By Mary Lowther
When I discovered that mice had been dining on the loose seed packets in my pantry I sprang into action! Deferring the scheduled preparation of seasonal cards, I set out three traps baited with the traditional cheese. I suspect we may be genetically selecting mice with lactose intolerance because it took a few days for one to fall for one of the traps and I know there are more mice.
I’ve also sorted out my seeds and put the viable ones into containers that only the most determined mice could gnaw through, and labeled them with planting dates. In his book Growing and Saving Vegetable Seeds, Marc Rogers has a great section that I refer to for every packet of seeds: the length of time each type of seed will typically grow into a plant when sown.
When I buy a packet of seeds I check the date it was packed and, after referring to Rogers’s viability table, write on the packet the last year the seed should be good to. I also write sowing dates on the packet, following West Coast Seeds’ excellent method for writing down how they’re sown: for sowing in flats, for sowing directly outside and for sowing outside under cover. I haven’t been happy with West Coast Seeds for the past three years because their seeds have not been as robust as before and prefer buying from the more dependable Salt Spring Seeds.
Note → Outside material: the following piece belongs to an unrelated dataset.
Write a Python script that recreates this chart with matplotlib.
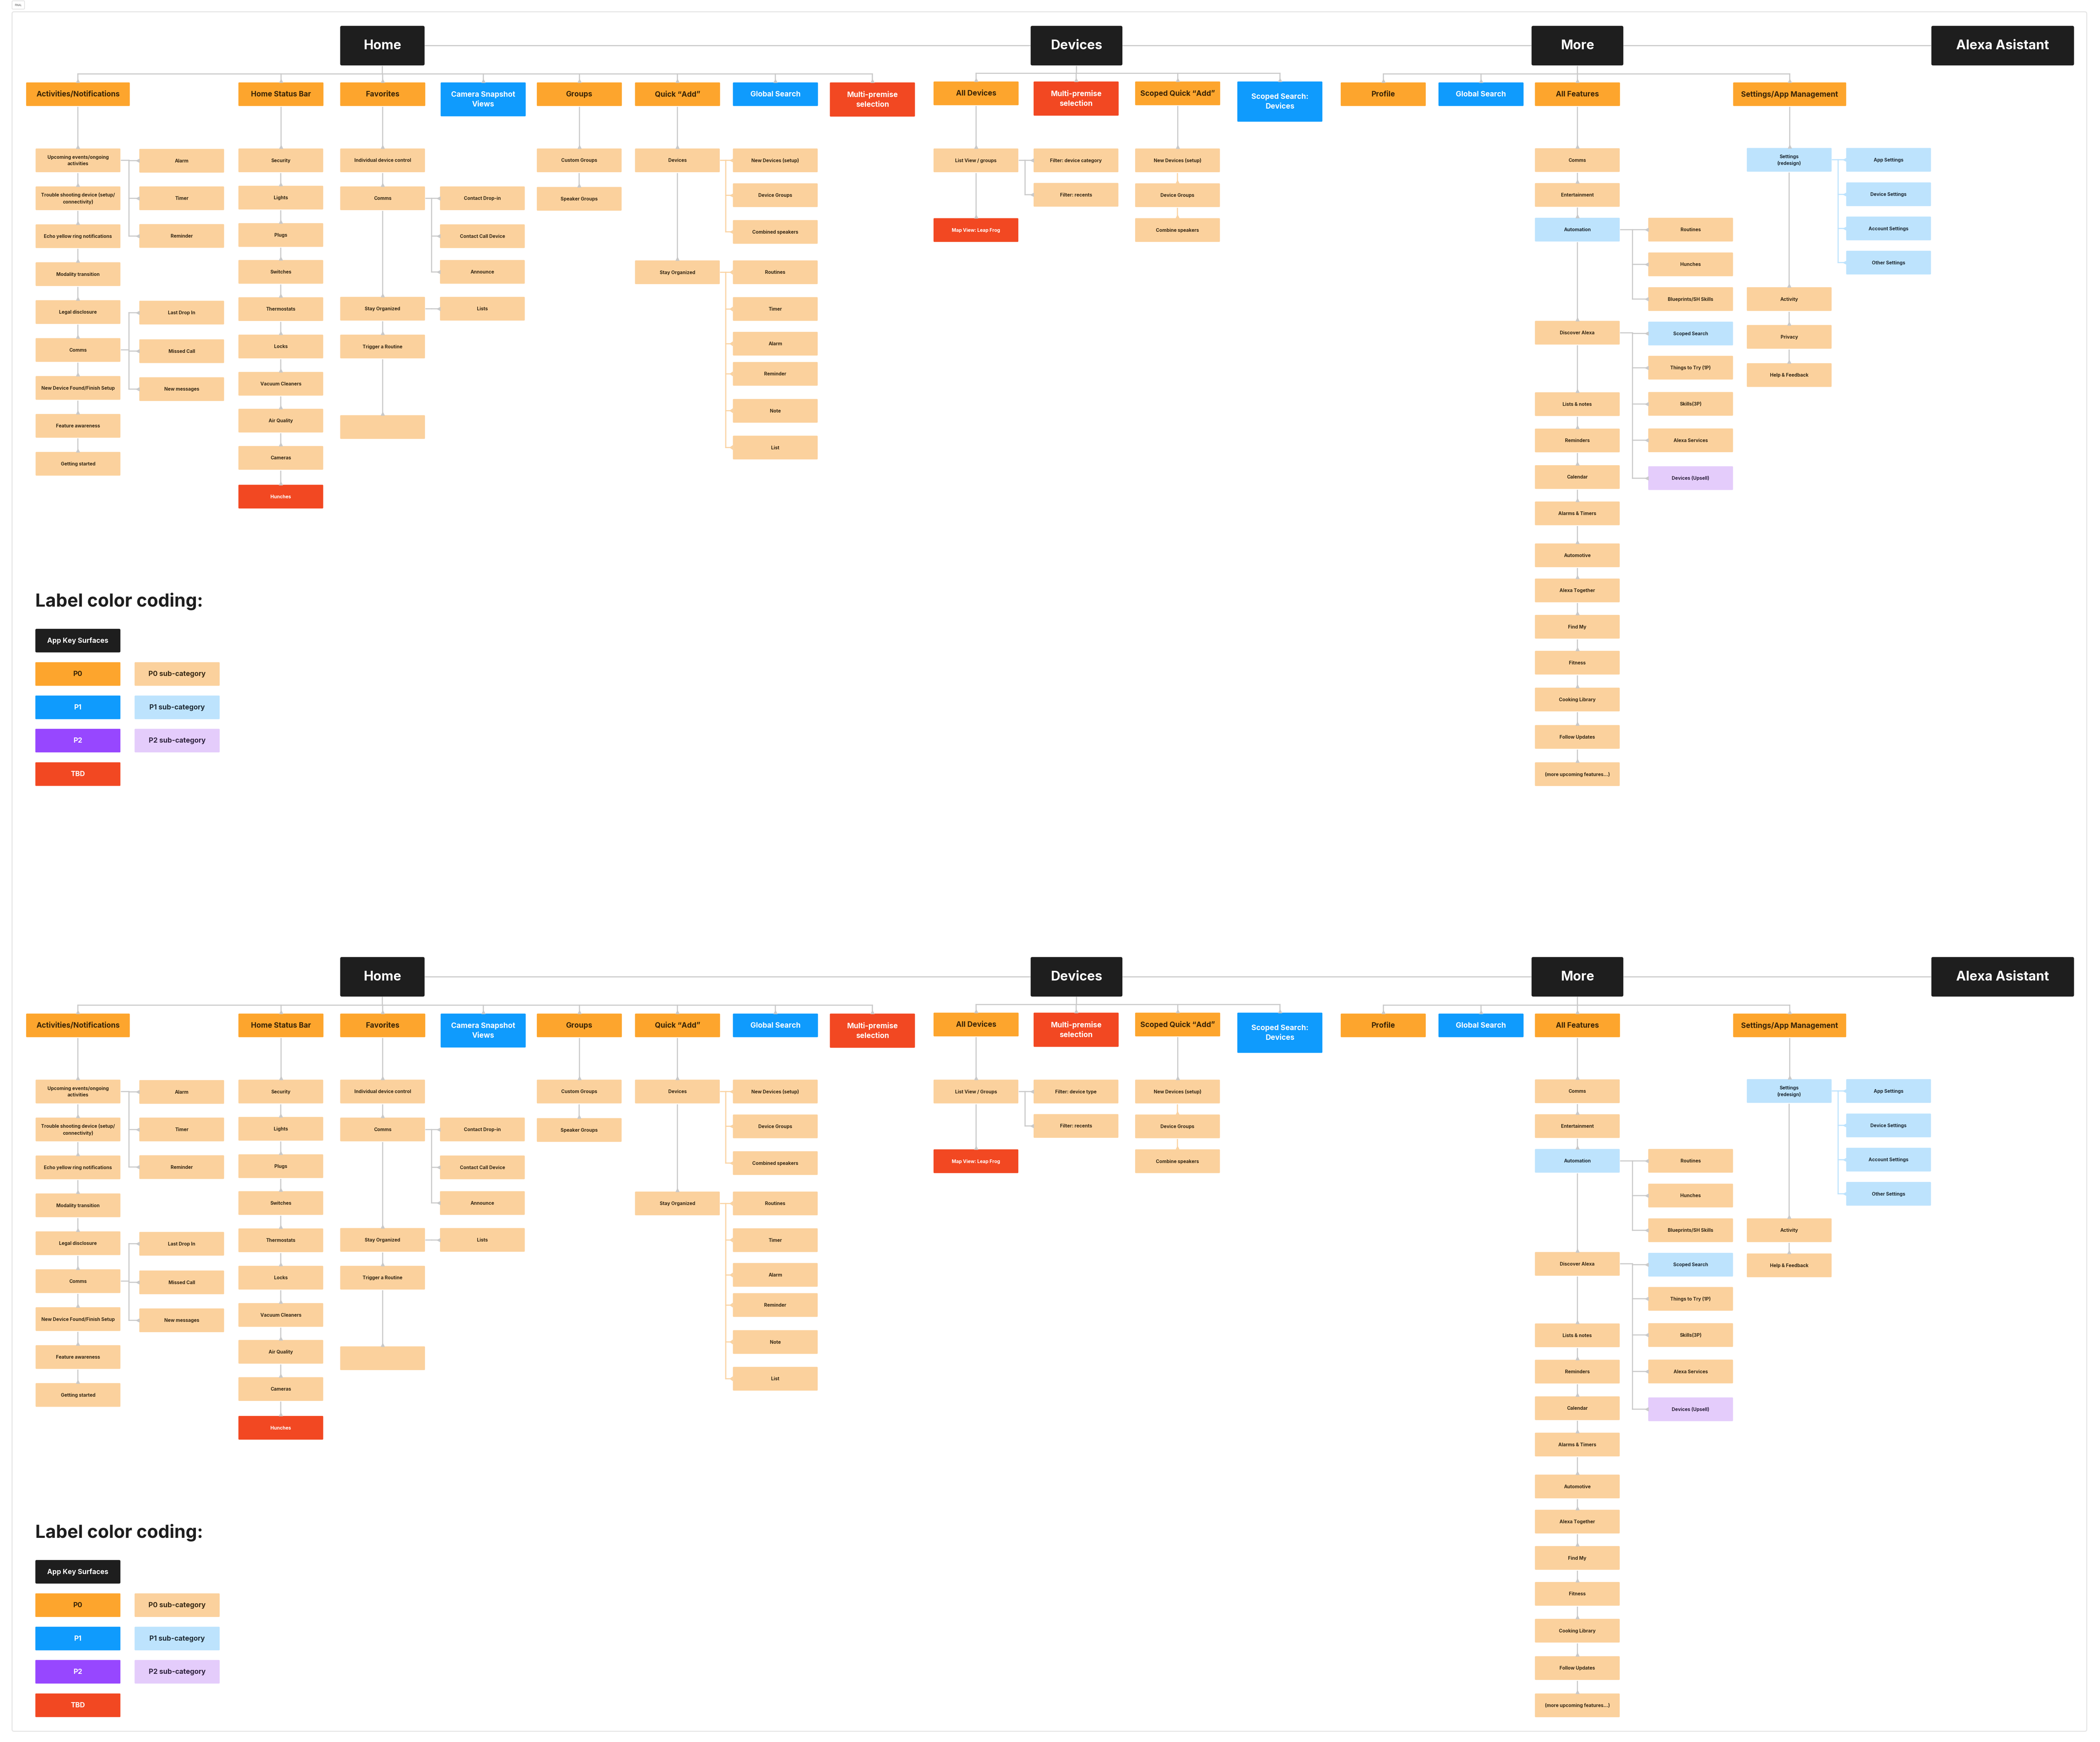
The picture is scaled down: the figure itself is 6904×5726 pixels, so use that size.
import matplotlib.pyplot as plt
from matplotlib.patches import FancyBboxPatch

plt.rcParams['font.family'] = ['Inter', 'DejaVu Sans']

# ---- labels (data) ----
key_surfaces = ['Home', 'Devices', 'More', 'Alexa Asistant']

home_headers = ['Activities/Notifications', 'Home Status Bar', 'Favorites', 'Camera Snapshot\nViews',
                'Groups', 'Quick \u201cAdd\u201d', 'Global Search', 'Multi-premise\nselection']
home_header_kinds = ['P0', 'P0', 'P0', 'P1', 'P0', 'P0', 'P1', 'TBD']

activity_items = ['Upcoming events/ongoing\nactivities', 'Trouble shooting device (setup/\nconnectivity)',
                  'Echo yellow ring notifications', 'Modality transition', 'Legal disclosure', 'Comms',
                  'New Device Found/Finish Setup', 'Feature awareness', 'Getting started']
activity_upcoming_sub = ['Alarm', 'Timer', 'Reminder']
activity_comms_sub = ['Last Drop In', 'Missed Call', 'New messages']

status_bar_items = ['Security', 'Lights', 'Plugs', 'Switches', 'Thermostats', 'Locks',
                    'Vacuum Cleaners', 'Air Quality', 'Cameras', 'Hunches']
status_bar_kinds = ['sub0'] * 9 + ['TBD']

favorites_items = ['Individual device control', 'Comms', 'Stay Organized', 'Trigger a Routine', '']
favorites_comms_sub = ['Contact Drop-in', 'Contact Call Device', 'Announce']
favorites_lists_sub = ['Lists']

groups_items = ['Custom Groups', 'Speaker Groups']
quick_add_items = ['Devices', 'Stay Organized']
quick_devices_sub = ['New Devices (setup)', 'Device Groups', 'Combined speakers']
quick_organized_sub = ['Routines', 'Timer', 'Alarm', 'Reminder', 'Note', 'List']

devices_headers = ['All Devices', 'Multi-premise\nselection', 'Scoped Quick \u201cAdd\u201d', 'Scoped Search:\nDevices']
devices_header_kinds = ['P0', 'TBD', 'P0', 'P1']
all_devices_items = {'top': ['List View / groups', 'Map View: Leap Frog'],
                     'bottom': ['List View / Groups', 'Map View: Leap Frog']}
all_devices_kinds = ['sub0', 'TBD']
filter_items = {'top': ['Filter: device category', 'Filter: recents'],
                'bottom': ['Filter: device type', 'Filter: recents']}
scoped_add_items = ['New Devices (setup)', 'Device Groups', 'Combine speakers']

more_headers = ['Profile', 'Global Search', 'All Features', 'Settings/App Management']
more_header_kinds = ['P0', 'P1', 'P0', 'P0']
features_items = ['Comms', 'Entertainment', 'Automation', 'Discover Alexa', 'Lists & notes', 'Reminders',
                  'Calendar', 'Alarms & Timers', 'Automotive', 'Alexa Together', 'Find My', 'Fitness',
                  'Cooking Library', 'Follow Updates', '(more upcoming features...)']
features_kinds = ['sub0', 'sub0', 'sub1'] + ['sub0'] * 12
automation_sub = ['Routines', 'Hunches', 'Blueprints/SH Skills']
discover_sub = ['Scoped Search', 'Things to Try (1P)', 'Skills(3P)', 'Alexa Services', 'Devices (Upsell)']
discover_kinds = ['sub1', 'sub0', 'sub0', 'sub0', 'sub2']
settings_items = {'top': ['Settings\n(redesign)', 'Activity', 'Privacy', 'Help & Feedback'],
                  'bottom': ['Settings\n(redesign)', 'Activity', 'Help & Feedback']}
settings_sub = ['App Settings', 'Device Settings', 'Account Settings', 'Other Settings']

legend_left = ['App Key Surfaces', 'P0', 'P1', 'P2', 'TBD']
legend_left_kinds = ['key', 'P0', 'P1', 'P2', 'TBD']
legend_right = ['P0 sub-category', 'P1 sub-category', 'P2 sub-category']
legend_right_kinds = ['sub0', 'sub1', 'sub2']

# ---- styles ----
STYLE = {
    'key': ('#1E1E1E', 'white'),
    'P0': ('#FDA52D', '#3B2406'),
    'P1': ('#0F9BFD', 'white'),
    'P2': ('#9747FF', 'white'),
    'TBD': ('#F24822', 'white'),
    'sub0': ('#FBD19D', '#3A2A16'),
    'sub1': ('#BDE3FD', '#1F2B38'),
    'sub2': ('#E4CCFB', '#2E2340'),
}
GREY = '#C9C9C9'
ORANGE_LINE = '#FAD3A2'
BLUE_LINE = '#BDE3FD'

W, H = 1568, 1300
DPI = 97  # full 7118x5904 trips the PNG reader's pixel limit
fig = plt.figure(figsize=(71.18, 59.04), dpi=DPI, facecolor='white')
ax = fig.add_axes([0, 0, 1, 1])
ax.set_xlim(0, W)
ax.set_ylim(H, 0)
ax.axis('off')

SW, SH = 63.3, 17.7  # sub box size
SUB_FS, HEAD_FS = 11.5, 18


def box(x, y, w, h, label, kind, fs=SUB_FS, rs=0.6):
    face, tc = STYLE[kind]
    ax.add_patch(FancyBboxPatch((x, y), w, h, boxstyle=f'round,pad=0,rounding_size={rs}',
                                facecolor=face, edgecolor='none', zorder=2))
    if label:
        ax.text(x + w / 2, y + h / 2, label, ha='center', va='center', fontsize=fs,
                fontweight='bold', color=tc, zorder=4, linespacing=1.5)
    return (x, y, w, h)


def vlink(a, b, color=GREY):
    cx = a[0] + a[2] / 2
    ax.plot([cx, cx], [a[1] + a[3] + 0.6, b[1] - 0.3], color=color, lw=2.6, zorder=1,
            solid_capstyle='butt')
    ax.plot(cx, b[1] - 1.3, marker='^', ms=11, color=color, mec='none', zorder=3)


def branch(p, kids, color=GREY, marker='<'):
    px = p[0] + p[2]
    py = p[1] + p[3] / 2
    trunk = px + (kids[0][0] - px) * 0.45
    ys = [k[1] + k[3] / 2 for k in kids]
    ax.plot([px + 0.6, trunk], [py, py], color=color, lw=2.6, zorder=1)
    ax.plot([trunk, trunk], [min(ys + [py]), max(ys + [py])], color=color, lw=2.6, zorder=1)
    for k, ky in zip(kids, ys):
        ax.plot([trunk, k[0] - 0.5], [ky, ky], color=color, lw=2.6, zorder=1)
        if marker == '<':
            ax.plot(k[0] - 1.3, ky, marker='<', ms=11, color=color, mec='none', zorder=3)
        else:
            ax.plot(k[0] - 2.0, ky, marker=4, ms=13, color=color, mew=2.6, zorder=3)


def column(x, rows, labels, kinds, dy, chain=True, w=SW, color=GREY):
    boxes = [box(x, r + dy, w, SH, lab, k) for r, lab, k in zip(rows, labels, kinds)]
    if chain:
        for a, b in zip(boxes[:-1], boxes[1:]):
            vlink(a, b, color)
    return boxes


def hub(parent, heads, y_bus):
    cx = parent[0] + parent[2] / 2
    xs = [h[0] + h[2] / 2 for h in heads]
    ax.plot([cx, cx], [parent[1] + parent[3] + 0.6, y_bus], color=GREY, lw=2.6, zorder=1)
    ax.plot([min(xs), max(xs)], [y_bus, y_bus], color=GREY, lw=2.6, zorder=1)
    for h, hx in zip(heads, xs):
        ax.plot([hx, hx], [y_bus, h[1] - 0.3], color=GREY, lw=2.6, zorder=1)
        ax.plot(hx, h[1] - 1.3, marker='^', ms=11, color=GREY, mec='none', zorder=3)


def section(dy, variant):
    # key surfaces
    home = box(254, 19.5 + dy, 63, 29.5, key_surfaces[0], 'key', fs=32, rs=1.2)
    dev = box(769.5, 19.5 + dy, 68.5, 29.5, key_surfaces[1], 'key', fs=32, rs=1.2)
    more = box(1143.5, 19.5 + dy, 68.5, 29.5, key_surfaces[2], 'key', fs=32, rs=1.2)
    alexa = box(1442, 19.5 + dy, 106.5, 29.5, key_surfaces[3], 'key', fs=32, rs=1.2)
    for a, b in [(home, dev), (dev, more), (more, alexa)]:
        ax.plot([a[0] + a[2] + 0.5, b[0] - 0.5], [34.2 + dy] * 2, color=GREY, lw=2.6, zorder=1)

    # Home headers
    hx = [19.5, 178, 254, 329, 400.8, 474.1, 547.2, 619.6]
    hw = [77.4, 63.5, 63.5, 63.5, 63.5, 63.5, 63.5, 63.5]
    hh = [17.6, 17.6, 17.6, 25.3, 17.6, 17.6, 17.6, 25.5]
    heads = [box(x, 61.7 + dy, w, h, lab, k, fs=HEAD_FS) for x, w, h, lab, k in
             zip(hx, hw, hh, home_headers, home_header_kinds)]
    hub(home, heads, 55.4 + dy)

    # Activities/Notifications
    a_rows = [111 + 28.3 * i for i in range(9)]
    acts = column(26.6, a_rows, activity_items, ['sub0'] * 9, dy)
    vlink(heads[0], acts[0])
    up = column(104, [111.3, 139.3, 167.4], activity_upcoming_sub, ['sub0'] * 3, dy, chain=False)
    branch(acts[0], up)
    cm = column(104, [224.6, 253.4, 281.7], activity_comms_sub, ['sub0'] * 3, dy, chain=False)
    branch(acts[5], cm)

    # Home Status Bar
    s_rows = [111, 138.8, 166.7, 194.2, 222, 249.9, 277.7, 305.2, 333, 361.9]
    sb = column(178, s_rows, status_bar_items, status_bar_kinds, dy)
    vlink(heads[1], sb[0])

    # Favorites
    fav = column(254, [111, 139.3, 221.7, 249.9, 310], favorites_items, ['sub0'] * 5, dy)
    vlink(heads[2], fav[0])
    fc = column(328.5, [139.3, 167.6, 194.2], favorites_comms_sub, ['sub0'] * 3, dy, chain=False)
    branch(fav[1], fc)
    fl = column(328.5, [221.7], favorites_lists_sub, ['sub0'], dy, chain=False)
    branch(fav[2], fl)

    # Groups
    gr = column(400.8, [111, 139.7], groups_items, ['sub0'] * 2, dy)
    vlink(heads[4], gr[0])

    # Quick Add
    qa = column(474.1, [111, 194.5], quick_add_items, ['sub0'] * 2, dy)
    vlink(heads[5], qa[0])
    qd = column(547.2, [111, 137, 164.4], quick_devices_sub, ['sub0'] * 3, dy, chain=False)
    branch(qa[0], qd, ORANGE_LINE)
    qo = column(547.2, [194.5, 221.9, 247.8, 270.3, 297.9, 325.3], quick_organized_sub,
                ['sub0'] * 6, dy, chain=False)
    branch(qa[1], qo, ORANGE_LINE, marker='chev')

    # Devices headers
    dxs = [697, 771.7, 847.5, 923.8]
    dhs = [17.7, 25.5, 17.7, 30]
    dheads = [box(x, 61 + dy, 63.5, h, lab, k, fs=HEAD_FS) for x, h, lab, k in
              zip(dxs, dhs, devices_headers, devices_header_kinds)]
    hub(dev, dheads, 54.9 + dy)
    ad = column(697, [111, 163], all_devices_items[variant], all_devices_kinds, dy)
    vlink(dheads[0], ad[0])
    fl2 = column(771.7, [111, 136.7], filter_items[variant], ['sub0'] * 2, dy, chain=False)
    branch(ad[0], fl2)
    sq = column(847.5, [111, 137, 163], scoped_add_items, ['sub0'] * 3, dy, color=ORANGE_LINE)
    vlink(dheads[2], sq[0])

    # More headers
    mxs = [1001, 1074, 1146, 1294]
    mws = [63.5, 63.5, 63.5, 84.4]
    mheads = [box(x, 61.7 + dy, w, 17.6, lab, k, fs=HEAD_FS) for x, w, lab, k in
              zip(mxs, mws, more_headers, more_header_kinds)]
    hub(more, mheads, 55.4 + dy)
    f_rows = [110.8, 136.8, 162.7, 239.6, 292.9, 320, 347.3, 374.4, 405.7, 431.9,
              459, 485.8, 513.3, 541.2, 569]
    feats = column(1146, f_rows, features_items, features_kinds, dy)
    vlink(mheads[2], feats[0])
    au = column(1230.6, [162.7, 188.6, 214.5], automation_sub, ['sub0'] * 3, dy, chain=False)
    branch(feats[2], au)
    di = column(1230.6, [240.2, 265.7, 292.7, 319.9, 348.1], discover_sub, discover_kinds, dy, chain=False)
    branch(feats[3], di)
    s_items = settings_items[variant]
    s_rows2 = [110.6, 214.5, 242.7, 271.2] if variant == 'top' else [110.6, 214.5, 240.7]
    st = column(1304.2, s_rows2, s_items, ['sub1'] + ['sub0'] * (len(s_items) - 1), dy)
    vlink(mheads[3], st[0])
    ss = column(1378.4, [110.6, 136.3, 161.8, 187.3], settings_sub, ['sub1'] * 4, dy, chain=False)
    branch(st[0], ss, BLUE_LINE)

    # legend
    ax.text(26.4, 448.8 + dy, 'Label color coding:', ha='left', va='center', fontsize=44,
            fontweight='bold', color='#1E1E1E')
    for lab, k, y in zip(legend_left, legend_left_kinds, [469.4, 494.3, 519.2, 544, 569]):
        box(26.4, y + dy, 63.5, 17.6, lab, k, fs=17, rs=1.0 if k == 'key' else 0.5)
    for lab, k, y in zip(legend_right, legend_right_kinds, [494.3, 519.2, 544]):
        box(100.5, y + dy, 63.5, 17.6, lab, k, fs=17)


# frame
ax.add_patch(FancyBboxPatch((9, 9), 1549, 1283, boxstyle='round,pad=0,rounding_size=1.5',
                            facecolor='none', edgecolor='#E6E6E6', lw=2.5, zorder=0))
ax.add_patch(FancyBboxPatch((9, 0.8), 9.3, 6.2, boxstyle='round,pad=0,rounding_size=0.6',
                            facecolor='white', edgecolor='#DDDDDD', lw=1.5, zorder=0))
ax.text(13.6, 3.9, 'FINAL', ha='center', va='center', fontsize=6, color='#444444')

section(0, 'top')
section(694.8, 'bottom')

fig.savefig('out.png', dpi=DPI, facecolor='white')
While in a ruthless mood, I also threw out all my stale-dated seeds, tossing them together in a bucket and the ripped packets into another. I’ll use these seeds as a cover crop next year and see if any of them come up.
Seeds use stored food while they’re dormant and have typical lengths of time in which most of them will grow into plants when sown. For example, tomato seeds typically last for four years when kept in cool, dry conditions. Heat and humidity shorten their lifespan and that’s why I keep my dried seed packets in sealed plastic tubs along with a desiccant, in a cold room, and why I order most of my seeds directly from the supplier who will have stored them in ideal conditions.